Ainsi, il inscrit son œuvre dans un esprit de partage. « Sortir ces voitures de leurs granges opaques est pour nous l’objectif ultime. C’est dire si permettre aux Marocains, notamment les jeunes, de se cultiver et de s’informer de l’histoire de l’industrie automobile, surtout américaine », explique-t-il.
L’équipe de transformation de voitures comprend plusieurs compétences marocaines qui ont fait leur preuve, notamment dans la construction du gigantesque « Spider » (6m de long, 2m10 de hauteur), joyau du musée qui a nécessité un travail de 6 mois, le tout dans le respect des principes d’efficience, de fonctionnalité et de singularité de l’œuvre, se félicite Sheikh Hamad Ben Hamdan Al-Nahyan.
A l’opposition du « Spider ». En fait au bout de l’extrême opposition. Une si petite voiture à trois roues est stationnée vers la sortie du musée.
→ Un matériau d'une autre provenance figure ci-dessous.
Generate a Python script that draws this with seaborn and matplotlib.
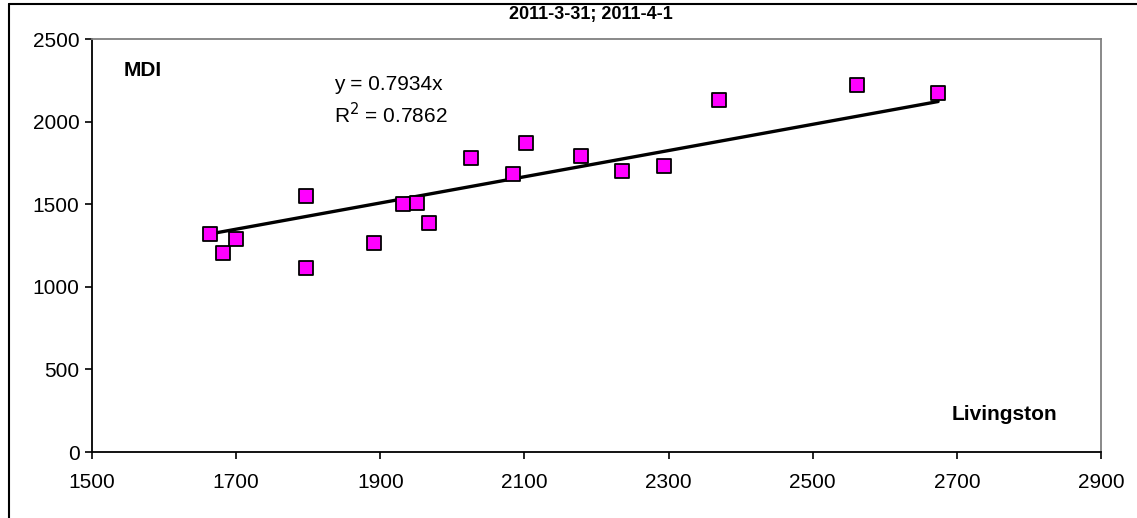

Il s’agit de la plus petite voiture jamais fabriquée selon le Guinness Book, avec 1m34 de long et ses 59 kg, cette microvoiture anglaise de 1962 est tellement petite qu’elle peut se tirer à la main grâce à une poignée.
De la plus minuscule à la plus gigantesque et de la plus ancienne à la plus originale, au Musée national marocain des automobiles, premier et plus grand en son genre en Afrique et deuxième au Maroc après celui de Zagoura dédié aux 4×4, il y a de quoi satisfaire à tous les goûts des amoureux des voitures classiques et insolites.